Mungkin saja si ibu menganggap apa yang dia lakukan adalah wajar. Dia sangat perhitungan, menunggu dua antrian dengan belanjaan yang lebih banyak dari yang dia beli, mungkin akan menghabiskan waktu lebih lama. Bukankah ia hanya mendelay waktu orang yang mengantri lebih awal, kurang dari 1 menit?
Namun demikian, manusia adalah mahluk pemikir. Dengan modal kecerdasannya, manusia bisa memandang suatu peristiwa tidak sesederhana itu. Jika kita mau belajar dari suatu peristiwa maka kita akan menemukan pelajaran, agar kita tidak melakukan hal yang mungkin membuat orang lain merasa diperlakukan tidak adil, diabaikan, bahkan disepelekan.

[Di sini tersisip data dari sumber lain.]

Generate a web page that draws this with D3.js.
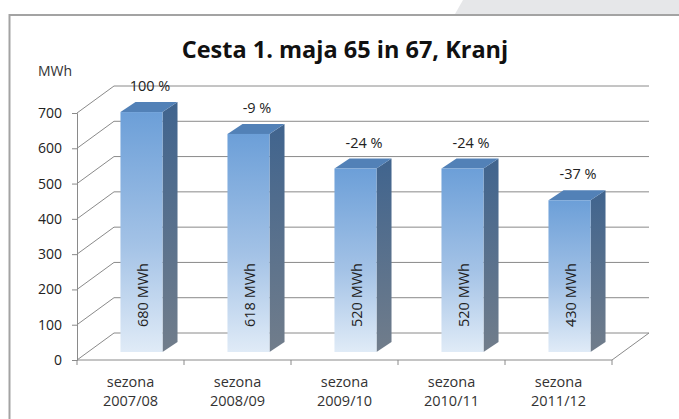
<!DOCTYPE html>
<html>
<head>
<meta charset="utf-8">
<script src="https://cdn.jsdelivr.net/npm/d3@7"></script>
<style>
  html, body { margin: 0; padding: 0; background: #fff; }
  svg { display: block; font-family: "Open Sans", "DejaVu Sans", sans-serif; }
</style>
</head>
<body>
<div id="chart"></div>
<script>
// --- data ---
const seasons = ['2007/08', '2008/09', '2009/10', '2010/11', '2011/12'];
const energy = [680, 618, 520, 520, 430];           // MWh
const changeLabels = ['100 %', '-9 %', '-24 %', '-24 %', '-37 %'];
const yTicks = [0, 100, 200, 300, 400, 500, 600, 700];

const width = 679, height = 419;

// 3D offsets (pseudo perspective)
const wall = { dx: 37, dy: -27 };     // back wall offset from front plane
const shift = { dx: 11, dy: -8 };     // bar front face offset
const depth = { dx: 15, dy: -10 };    // bar thickness

const svg = d3.select('#chart').append('svg')
    .attr('width', width).attr('height', height);

// background corner tab + frame
svg.append('path')
    .attr('d', `M463,0 L${width},0 L${width},14 L455,14 Z`)
    .attr('fill', '#e6e7e9');
svg.append('rect')
    .attr('x', 9.5).attr('y', 15).attr('width', 700).attr('height', 440)
    .attr('fill', '#fff').attr('stroke', '#a3a3a3').attr('stroke-width', 2);

const x = d3.scaleBand().domain(seasons).range([77, 612])
    .paddingInner(0.607).paddingOuter(0.3035);
const xCat = d3.scaleBand().domain(seasons).range([77, 612]);
const y = d3.scaleLinear().domain([0, 700]).range([360, 113]);

// gradients
const defs = svg.append('defs');
const front = defs.append('linearGradient').attr('id', 'frontGrad')
    .attr('x1', 0).attr('y1', 0).attr('x2', 0).attr('y2', 1);
front.append('stop').attr('offset', '0%').attr('stop-color', '#6c9fd8');
front.append('stop').attr('offset', '55%').attr('stop-color', '#a3c2e6');
front.append('stop').attr('offset', '100%').attr('stop-color', '#e0ebf7');
const side = defs.append('linearGradient').attr('id', 'sideGrad')
    .attr('x1', 0).attr('y1', 0).attr('x2', 0).attr('y2', 1);
side.append('stop').attr('offset', '0%').attr('stop-color', '#40648e');
side.append('stop').attr('offset', '100%').attr('stop-color', '#717d8b');

const gridColor = '#8a8a8a';

// left wall diagonals + back wall gridlines
const grid = svg.append('g').attr('stroke', gridColor).attr('stroke-width', 1).attr('fill', 'none');
yTicks.forEach(v => {
    const y0 = y(v);
    grid.append('path')
        .attr('d', `M77,${y0} L${77 + wall.dx},${y0 + wall.dy} L${612 + wall.dx},${y0 + wall.dy}`);
});
// floor
grid.append('path')
    .attr('d', `M77,${y(0)} L612,${y(0)} L${612 + wall.dx},${y(0) + wall.dy}`);

// y axis
const yAxis = svg.append('g')
    .attr('transform', 'translate(77,0)')
    .call(d3.axisLeft(y).tickValues(yTicks).tickSize(5).tickPadding(10));
yAxis.select('.domain').attr('stroke', gridColor);
yAxis.selectAll('line').attr('stroke', gridColor);
yAxis.selectAll('text')
    .attr('font-size', 14).attr('fill', '#222')
    .attr('font-family', '"Open Sans", sans-serif');

// x axis boundary ticks
const bounds = seasons.map(s => xCat(s)).concat([612]);
svg.append('g').selectAll('line').data(bounds).join('line')
    .attr('x1', d => d).attr('x2', d => d)
    .attr('y1', y(0)).attr('y2', y(0) + 5)
    .attr('stroke', gridColor);

// bars
const bars = svg.append('g').selectAll('g').data(energy).join('g');
bars.each(function (v, i) {
    const g = d3.select(this);
    const x0 = x(seasons[i]) + shift.dx;
    const w = x.bandwidth();
    const yTop = y(v) + shift.dy;
    const yBot = y(0) + shift.dy;
    // side face
    g.append('path')
        .attr('d', `M${x0 + w},${yTop} L${x0 + w + depth.dx},${yTop + depth.dy} L${x0 + w + depth.dx},${yBot + depth.dy} L${x0 + w},${yBot} Z`)
        .attr('fill', 'url(#sideGrad)');
    // top face
    g.append('path')
        .attr('d', `M${x0},${yTop} L${x0 + depth.dx},${yTop + depth.dy} L${x0 + w + depth.dx},${yTop + depth.dy} L${x0 + w},${yTop} Z`)
        .attr('fill', '#5281b7');
    // front face
    g.append('rect')
        .attr('x', x0).attr('y', yTop).attr('width', w).attr('height', yBot - yTop)
        .attr('fill', 'url(#frontGrad)');
    // value label inside bar
    g.append('text')
        .attr('transform', `translate(${x0 + w / 2 + 1},295) rotate(-90)`)
        .attr('text-anchor', 'middle').attr('dominant-baseline', 'central')
        .attr('font-size', 14.5).attr('fill', '#222')
        .text(`${v}  MWh`);
    // change label above bar
    g.append('text')
        .attr('x', x0 + w / 2 + depth.dx / 2 + 1)
        .attr('y', yTop + depth.dy - 11)
        .attr('text-anchor', 'middle')
        .attr('font-size', 14.5).attr('fill', '#222')
        .text(changeLabels[i]);
});

// category labels
const cat = svg.append('g').selectAll('text').data(seasons).join('text')
    .attr('x', d => xCat(d) + xCat.bandwidth() / 2)
    .attr('text-anchor', 'middle').attr('font-size', 14.5).attr('fill', '#333');
cat.append('tspan').attr('x', d => xCat(d) + xCat.bandwidth() / 2).attr('y', 387).text('sezona');
cat.append('tspan').attr('x', d => xCat(d) + xCat.bandwidth() / 2).attr('y', 406).text(d => d);

// unit label
svg.append('text')
    .attr('x', 38).attr('y', 76)
    .attr('font-size', 14).attr('fill', '#333')
    .text('MWh');

// title
svg.append('text')
    .attr('x', 345).attr('y', 58)
    .attr('text-anchor', 'middle')
    .attr('font-size', 23.5).attr('font-weight', 'bold').attr('fill', '#111')
    .text('Cesta 1. maja 65 in 67, Kranj');
</script>
</body>
</html>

Menyerobot antrian, meminta didahulukan dalam antrian dengan alasan saya memiliki urusan penting, saya lebih tua, atau ini hanya mendelay waktu sedikit saja, sesungguhnya adalah sikap arogan atau sikap egois bahkan bisa termasuk antisosial. Betapa tidak? dia memandang bahwa orang lain tidak memiliki urusan yang lebih penting dari saya. Mengambil sedikit waktu antrian orang lain adalah hal yang sepele. Apalagi memandang bahwa saya sudah lebih tua, maka yang lebih muda harus menghormati saya dan mendahulukan saya.
Apabila setiap orang dengan alasan ini diberi kesempatan, dibolehkan mengambil antrian orang lain, tidak diberi pelajaran untuk mengendalikan diri, tentu jika diakumulasi akan menumbuhkan sikap yang dapat merugikan orang lain. Terlebih lagi apabila anak-anak sebagai generasi muda mengalami hal seperti ini, maka ia mendapat pelajaran bahwa sikap seperti itu dibolehkan.
Tentu saja aturan terkait antrian tidak selalu berlaku untuk semua aktivitas. Mengantri di pusat pelayanan kesehatan, dan dalam hal tertentu bisa jadi perlu mendahulukan orang-orang yang selain berada dalam antrian, juga berjuang dengan waktu dan nyawa.
By the way, memiliki sikap pro sosial, menghormati hak orang lain dalam antrian, pada akhirnya kebaikan itu akan kembali kepada diri kita sendiri. Bukankah Allah menjanjikan bahwa sekecil apapun kebaikan maupun kejelekan akan dilihat ganjarannya.